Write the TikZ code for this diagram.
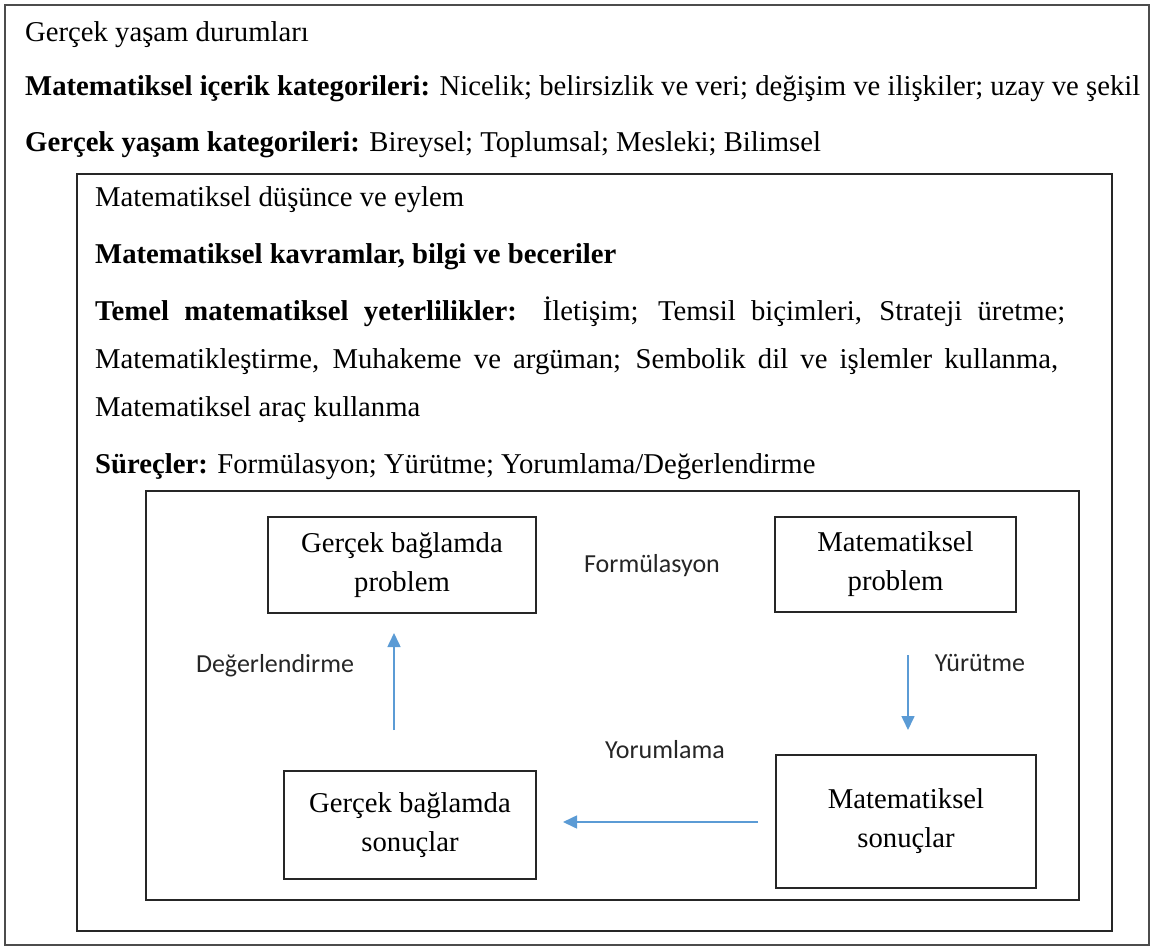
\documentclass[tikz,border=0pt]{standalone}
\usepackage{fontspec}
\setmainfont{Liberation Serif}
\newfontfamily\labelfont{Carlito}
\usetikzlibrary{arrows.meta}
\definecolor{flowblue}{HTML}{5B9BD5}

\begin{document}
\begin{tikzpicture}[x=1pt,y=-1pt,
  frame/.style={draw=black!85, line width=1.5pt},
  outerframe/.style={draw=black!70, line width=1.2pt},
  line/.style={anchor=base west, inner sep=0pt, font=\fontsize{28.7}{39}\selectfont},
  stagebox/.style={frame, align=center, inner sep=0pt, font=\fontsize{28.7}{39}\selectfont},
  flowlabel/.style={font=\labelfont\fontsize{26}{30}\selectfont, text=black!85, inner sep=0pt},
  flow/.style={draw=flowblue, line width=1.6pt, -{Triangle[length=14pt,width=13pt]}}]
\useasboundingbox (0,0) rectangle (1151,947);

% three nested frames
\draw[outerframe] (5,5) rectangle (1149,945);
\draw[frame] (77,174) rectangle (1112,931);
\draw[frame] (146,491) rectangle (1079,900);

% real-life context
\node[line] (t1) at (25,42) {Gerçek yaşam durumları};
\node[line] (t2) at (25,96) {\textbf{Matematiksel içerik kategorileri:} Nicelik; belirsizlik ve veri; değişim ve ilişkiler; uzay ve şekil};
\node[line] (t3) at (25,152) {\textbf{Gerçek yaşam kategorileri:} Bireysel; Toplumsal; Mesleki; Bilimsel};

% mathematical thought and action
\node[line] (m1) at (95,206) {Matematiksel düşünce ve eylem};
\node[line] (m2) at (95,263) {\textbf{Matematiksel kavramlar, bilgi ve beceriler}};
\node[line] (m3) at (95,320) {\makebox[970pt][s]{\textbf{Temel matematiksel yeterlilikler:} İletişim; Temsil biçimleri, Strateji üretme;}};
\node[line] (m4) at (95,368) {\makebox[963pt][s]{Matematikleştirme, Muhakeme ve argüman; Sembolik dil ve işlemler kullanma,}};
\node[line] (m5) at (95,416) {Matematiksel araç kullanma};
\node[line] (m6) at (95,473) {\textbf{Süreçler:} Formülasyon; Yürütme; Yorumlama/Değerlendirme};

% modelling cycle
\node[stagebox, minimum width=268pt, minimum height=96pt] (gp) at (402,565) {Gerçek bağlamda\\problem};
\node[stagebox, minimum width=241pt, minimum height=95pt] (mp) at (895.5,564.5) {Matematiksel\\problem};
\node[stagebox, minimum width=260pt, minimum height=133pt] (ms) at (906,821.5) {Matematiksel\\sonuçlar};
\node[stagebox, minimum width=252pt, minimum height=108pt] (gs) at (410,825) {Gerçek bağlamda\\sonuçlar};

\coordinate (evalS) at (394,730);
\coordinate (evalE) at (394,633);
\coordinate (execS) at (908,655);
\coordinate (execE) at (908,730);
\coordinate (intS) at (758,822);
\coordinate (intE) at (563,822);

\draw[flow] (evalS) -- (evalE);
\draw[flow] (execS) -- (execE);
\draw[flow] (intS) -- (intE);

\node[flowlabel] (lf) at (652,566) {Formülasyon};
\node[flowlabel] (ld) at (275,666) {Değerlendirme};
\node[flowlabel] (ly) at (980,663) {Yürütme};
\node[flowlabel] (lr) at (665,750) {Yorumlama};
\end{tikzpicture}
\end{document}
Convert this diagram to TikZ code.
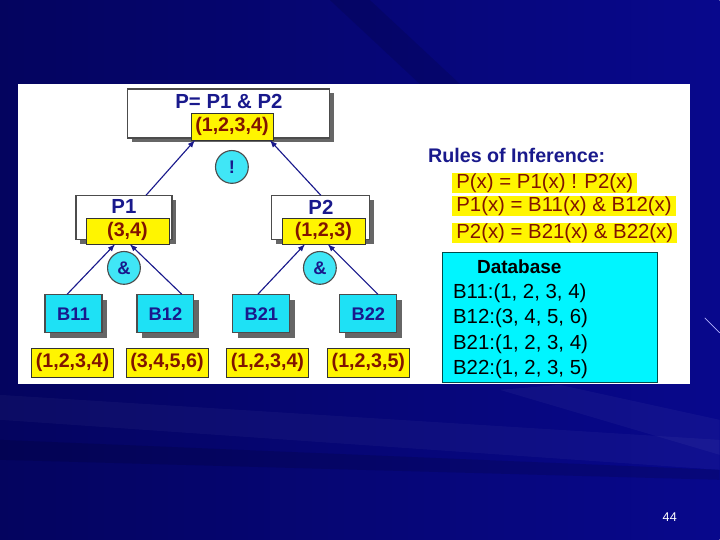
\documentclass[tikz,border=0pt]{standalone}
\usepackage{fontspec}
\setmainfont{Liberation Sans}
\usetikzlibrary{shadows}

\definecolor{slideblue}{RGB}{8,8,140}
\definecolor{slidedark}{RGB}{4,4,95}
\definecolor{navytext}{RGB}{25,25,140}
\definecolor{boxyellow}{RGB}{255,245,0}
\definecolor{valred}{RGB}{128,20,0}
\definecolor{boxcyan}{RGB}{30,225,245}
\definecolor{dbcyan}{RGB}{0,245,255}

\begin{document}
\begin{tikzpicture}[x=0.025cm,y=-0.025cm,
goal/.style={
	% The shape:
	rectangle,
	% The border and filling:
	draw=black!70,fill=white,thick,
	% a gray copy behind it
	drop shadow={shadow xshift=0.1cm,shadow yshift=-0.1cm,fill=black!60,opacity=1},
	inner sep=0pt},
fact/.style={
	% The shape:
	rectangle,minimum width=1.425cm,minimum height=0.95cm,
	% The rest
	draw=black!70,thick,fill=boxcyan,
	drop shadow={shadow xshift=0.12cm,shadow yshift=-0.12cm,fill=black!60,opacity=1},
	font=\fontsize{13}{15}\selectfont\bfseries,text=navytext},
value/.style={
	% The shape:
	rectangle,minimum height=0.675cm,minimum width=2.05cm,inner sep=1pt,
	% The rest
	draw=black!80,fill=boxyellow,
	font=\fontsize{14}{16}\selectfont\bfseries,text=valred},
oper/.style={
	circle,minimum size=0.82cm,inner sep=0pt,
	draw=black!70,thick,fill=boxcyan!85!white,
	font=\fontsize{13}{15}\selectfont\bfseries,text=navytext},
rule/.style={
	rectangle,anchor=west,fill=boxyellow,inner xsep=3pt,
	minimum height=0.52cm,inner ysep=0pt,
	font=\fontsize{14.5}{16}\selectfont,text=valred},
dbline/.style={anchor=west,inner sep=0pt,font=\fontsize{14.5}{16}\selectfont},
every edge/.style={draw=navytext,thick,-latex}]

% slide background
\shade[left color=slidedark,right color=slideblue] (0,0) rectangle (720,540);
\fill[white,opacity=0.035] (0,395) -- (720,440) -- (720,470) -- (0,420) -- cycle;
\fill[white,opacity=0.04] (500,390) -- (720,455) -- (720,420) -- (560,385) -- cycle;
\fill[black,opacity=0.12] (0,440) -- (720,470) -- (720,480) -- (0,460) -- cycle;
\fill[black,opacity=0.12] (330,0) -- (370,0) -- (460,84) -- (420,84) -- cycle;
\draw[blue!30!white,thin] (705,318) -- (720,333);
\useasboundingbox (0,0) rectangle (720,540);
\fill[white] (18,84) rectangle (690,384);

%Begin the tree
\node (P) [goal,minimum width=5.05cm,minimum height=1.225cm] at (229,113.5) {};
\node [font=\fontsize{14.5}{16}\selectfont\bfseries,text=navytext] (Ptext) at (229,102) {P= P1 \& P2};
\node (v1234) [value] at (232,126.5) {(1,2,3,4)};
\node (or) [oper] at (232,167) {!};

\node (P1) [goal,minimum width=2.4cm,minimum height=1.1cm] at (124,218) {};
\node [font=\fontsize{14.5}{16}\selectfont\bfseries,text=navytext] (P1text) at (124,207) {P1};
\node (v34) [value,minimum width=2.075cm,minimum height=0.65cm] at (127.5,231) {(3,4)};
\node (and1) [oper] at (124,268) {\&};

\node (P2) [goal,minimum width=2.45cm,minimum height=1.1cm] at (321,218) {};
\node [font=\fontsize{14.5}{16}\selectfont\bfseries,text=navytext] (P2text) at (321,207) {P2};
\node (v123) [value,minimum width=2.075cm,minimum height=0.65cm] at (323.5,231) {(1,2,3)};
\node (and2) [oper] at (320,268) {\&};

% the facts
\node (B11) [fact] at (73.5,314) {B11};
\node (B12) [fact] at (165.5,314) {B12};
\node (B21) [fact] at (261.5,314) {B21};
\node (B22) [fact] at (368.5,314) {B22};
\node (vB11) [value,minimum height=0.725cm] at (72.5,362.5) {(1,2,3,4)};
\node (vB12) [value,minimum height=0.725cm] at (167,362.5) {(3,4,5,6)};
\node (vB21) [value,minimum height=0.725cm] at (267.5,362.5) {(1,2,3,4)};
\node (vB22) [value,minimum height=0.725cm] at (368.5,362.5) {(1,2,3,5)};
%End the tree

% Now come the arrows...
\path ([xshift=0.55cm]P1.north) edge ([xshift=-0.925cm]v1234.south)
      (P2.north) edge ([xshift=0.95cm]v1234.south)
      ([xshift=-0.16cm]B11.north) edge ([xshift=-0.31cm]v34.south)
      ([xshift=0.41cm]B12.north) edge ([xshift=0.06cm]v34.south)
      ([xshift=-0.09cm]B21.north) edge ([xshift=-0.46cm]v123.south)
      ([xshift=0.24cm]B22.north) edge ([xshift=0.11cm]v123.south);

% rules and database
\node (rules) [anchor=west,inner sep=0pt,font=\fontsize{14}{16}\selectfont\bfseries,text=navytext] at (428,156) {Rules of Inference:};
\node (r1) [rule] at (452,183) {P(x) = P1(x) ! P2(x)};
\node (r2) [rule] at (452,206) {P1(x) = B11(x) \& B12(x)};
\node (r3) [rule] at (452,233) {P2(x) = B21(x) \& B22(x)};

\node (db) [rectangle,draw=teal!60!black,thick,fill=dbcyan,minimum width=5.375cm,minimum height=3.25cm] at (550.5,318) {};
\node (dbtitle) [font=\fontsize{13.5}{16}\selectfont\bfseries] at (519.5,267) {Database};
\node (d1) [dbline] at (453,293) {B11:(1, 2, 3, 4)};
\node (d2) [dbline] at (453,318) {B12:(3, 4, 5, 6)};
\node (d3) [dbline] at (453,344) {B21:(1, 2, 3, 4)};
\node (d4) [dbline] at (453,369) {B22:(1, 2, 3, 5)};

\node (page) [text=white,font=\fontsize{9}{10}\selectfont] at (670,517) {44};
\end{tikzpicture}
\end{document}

# # # # # # #

■ **EXERCISE**: Please take the lines from the beginning of the data above through the line holding "(146,491) rectangle (1079,900);" and transcribe them exactly, without any pictures.

■ **EXPECTED ANSWER**:
Write the TikZ code for this diagram.
\documentclass[tikz,border=0pt]{standalone}
\usepackage{fontspec}
\setmainfont{Liberation Serif}
\newfontfamily\labelfont{Carlito}
\usetikzlibrary{arrows.meta}
\definecolor{flowblue}{HTML}{5B9BD5}

\begin{document}
\begin{tikzpicture}[x=1pt,y=-1pt,
  frame/.style={draw=black!85, line width=1.5pt},
  outerframe/.style={draw=black!70, line width=1.2pt},
  line/.style={anchor=base west, inner sep=0pt, font=\fontsize{28.7}{39}\selectfont},
  stagebox/.style={frame, align=center, inner sep=0pt, font=\fontsize{28.7}{39}\selectfont},
  flowlabel/.style={font=\labelfont\fontsize{26}{30}\selectfont, text=black!85, inner sep=0pt},
  flow/.style={draw=flowblue, line width=1.6pt, -{Triangle[length=14pt,width=13pt]}}]
\useasboundingbox (0,0) rectangle (1151,947);

% three nested frames
\draw[outerframe] (5,5) rectangle (1149,945);
\draw[frame] (77,174) rectangle (1112,931);
\draw[frame] (146,491) rectangle (1079,900);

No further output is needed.